【未来予測】植物科学×テクノロジーの農業新時代が来る

2018/9/16

拡大するスマート農業

1960年代、農業の世界で「緑の革命」が起きた。これは急激な人口増加に対して、高収量の品種の種を開発し、化学肥料と農薬で大量生産するという動きを指す。
この革命によって、1960年代前半から40年で穀物の1ヘクタール当たりの収量が倍以上に伸びた。
 緑の革命から半世紀が経った今、農業界には新しい変化の波が起きている。
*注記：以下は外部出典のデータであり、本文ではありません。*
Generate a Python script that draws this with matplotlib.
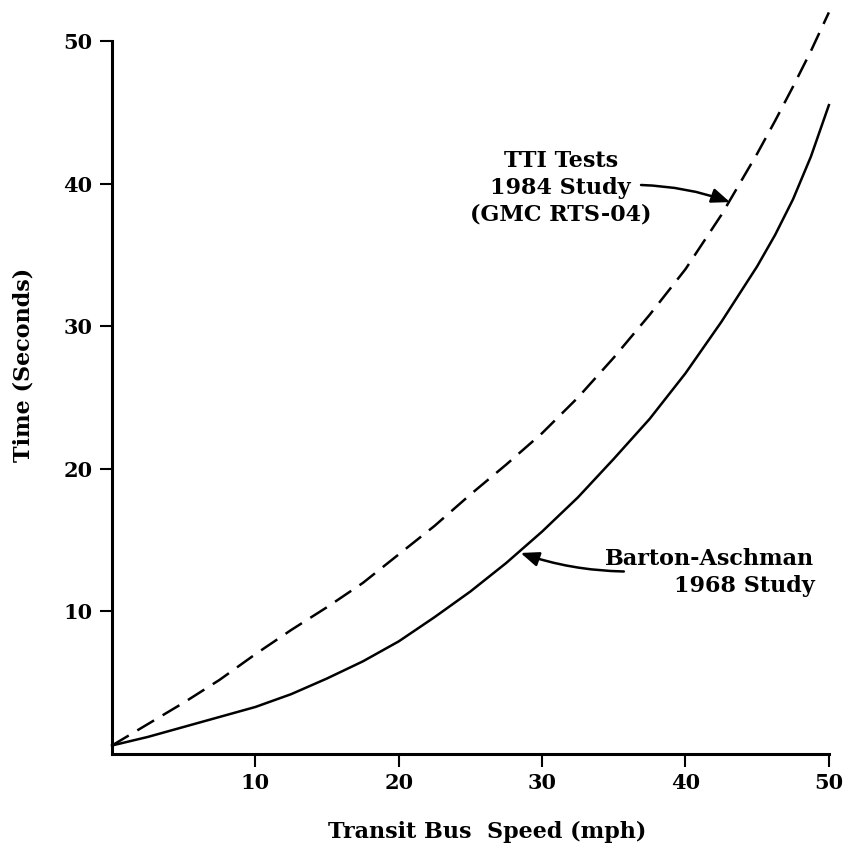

テクノロジーを導入して、人間の労働力や判断に依存していた従来型の農業をスマート化しようという流れだ。
わかりやすい事例は、これまで人間が重装備して散布していた農薬を、ドローンによる散布に切り替えること。耕作機器や環境制御も自動化が進んでいる。
このようなスマート農業は今後トレンドになるとみられており、富士経済は日本の市場規模が2017年の47億円から2025年には123億円に伸びると予想している。
スマート化の目的は、他の産業と変わらない。作業の効率化や生産性の向上だ。
特集『「農業のアップデート」が日本の食を進化させる』でも触れたが、日本の農業は生産コストが高く、生産性が低い。高齢化や農業従事者の減少という難題も抱えている日本で、テクノロジーはこの状況を改善することが期待されている。
『「農業のアップデート」が日本の食を進化させる』(7/18配信より)

IT業界をけん引した男

現在のように農業のスマート化がブームになるずっと前、2009年にIT業界から農家に転身したひとりの男がいる。小池聡。この名前を聞いて、ぴんと来る読者もいるだろう。
IT業界に身を置いたことがある人、業界に詳しい人にとっては、「ビットバレー構想の中心人物のひとり」としての印象が強いはずだ。
小池聡(こいけさとし)1959年生まれ。中央大学商学部卒。アメリカ、日本でのIT事業を経て2010年東大EMP発ベンチャーとしてベジタリア株式会社を設立。